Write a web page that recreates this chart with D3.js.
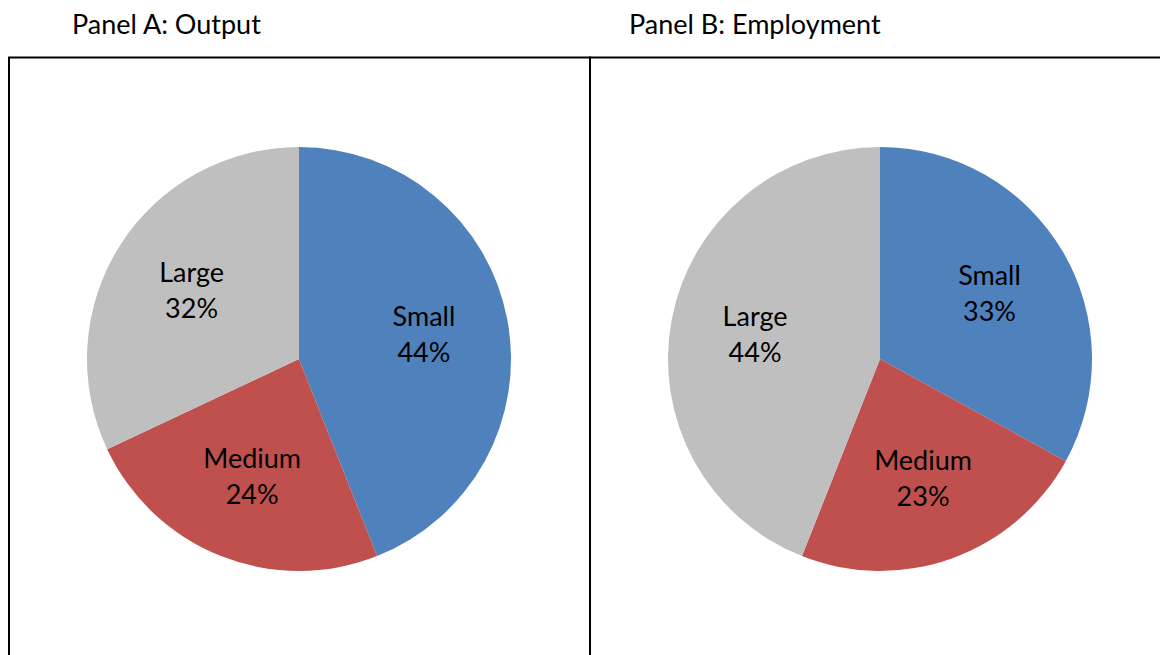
<!DOCTYPE html>
<html>
<head>
<meta charset="utf-8">
<script src="https://cdn.jsdelivr.net/npm/d3@7"></script>
<style>
  html, body { margin: 0; padding: 0; background: #fff; }
  svg { display: block; }
  text { font-family: Lato, "Open Sans", sans-serif; fill: #000; }
</style>
</head>
<body>
<svg id="chart" width="1160" height="655"></svg>
<script>
// Size classes of firms
const categories = ["Small", "Medium", "Large"];
// Shares (%) of output and employment by firm size
const outputShares = [44, 24, 32];
const employmentShares = [33, 23, 44];
const panelTitles = ["Panel A: Output", "Panel B: Employment"];
const sliceColors = ["#4F81BD", "#C0504D", "#BFBFBF"];

const svg = d3.select("#chart");
const W = 1160, H = 655;

const color = d3.scaleOrdinal().domain(categories).range(sliceColors);

// Panel frames
const frameTop = 57.5;
const panels = [
  { title: panelTitles[0], values: outputShares, x0: 9, x1: 590, titleX: 72, cx: 299 },
  { title: panelTitles[1], values: employmentShares, x0: 590, x1: 1162, titleX: 629, cx: 880 }
];

const R = 212, cy = 359;
const pie = d3.pie().sort(null).value(d => d.value);
const arc = d3.arc().innerRadius(0).outerRadius(R);
const labelArc = d3.arc().innerRadius(R * 0.6).outerRadius(R * 0.6);

panels.forEach(p => {
  svg.append("text")
    .attr("x", p.titleX)
    .attr("y", 34)
    .attr("font-size", 27)
    .text(p.title);

  svg.append("rect")
    .attr("x", p.x0)
    .attr("y", frameTop)
    .attr("width", p.x1 - p.x0)
    .attr("height", H + 10)
    .attr("fill", "none")
    .attr("stroke", "#000")
    .attr("stroke-width", 2);

  const data = categories.map((c, i) => ({ name: c, value: p.values[i] }));
  const g = svg.append("g").attr("transform", `translate(${p.cx},${cy})`);
  const arcs = pie(data);

  g.selectAll("path")
    .data(arcs)
    .join("path")
    .attr("d", arc)
    .attr("fill", d => color(d.data.name));

  const lbl = g.selectAll("text.lbl")
    .data(arcs)
    .join("text")
    .attr("class", "lbl")
    .attr("text-anchor", "middle")
    .attr("font-size", 27)
    .attr("transform", d => `translate(${labelArc.centroid(d)})`);
  lbl.append("tspan").attr("x", 0).attr("y", -9).text(d => d.data.name);
  lbl.append("tspan").attr("x", 0).attr("y", 27).text(d => d.data.value + "%");
});
</script>
</body>
</html>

|---|

*Work to be completed*. Quote, please, every line of the material above from its start through the line that has "const labelArc = d3.arc().innerRadius(R", reproducing the words exactly and dropping any images.

*Worked answer*.
Write a web page that recreates this chart with D3.js.
<!DOCTYPE html>
<html>
<head>
<meta charset="utf-8">
<script src="https://cdn.jsdelivr.net/npm/d3@7"></script>
<style>
  html, body { margin: 0; padding: 0; background: #fff; }
  svg { display: block; }
  text { font-family: Lato, "Open Sans", sans-serif; fill: #000; }
</style>
</head>
<body>
<svg id="chart" width="1160" height="655"></svg>
<script>
// Size classes of firms
const categories = ["Small", "Medium", "Large"];
// Shares (%) of output and employment by firm size
const outputShares = [44, 24, 32];
const employmentShares = [33, 23, 44];
const panelTitles = ["Panel A: Output", "Panel B: Employment"];
const sliceColors = ["#4F81BD", "#C0504D", "#BFBFBF"];

const svg = d3.select("#chart");
const W = 1160, H = 655;

const color = d3.scaleOrdinal().domain(categories).range(sliceColors);

// Panel frames
const frameTop = 57.5;
const panels = [
  { title: panelTitles[0], values: outputShares, x0: 9, x1: 590, titleX: 72, cx: 299 },
  { title: panelTitles[1], values: employmentShares, x0: 590, x1: 1162, titleX: 629, cx: 880 }
];

const R = 212, cy = 359;
const pie = d3.pie().sort(null).value(d => d.value);
const arc = d3.arc().innerRadius(0).outerRadius(R);
const labelArc = d3.arc().innerRadius(R * 0.6).outerRadius(R * 0.6);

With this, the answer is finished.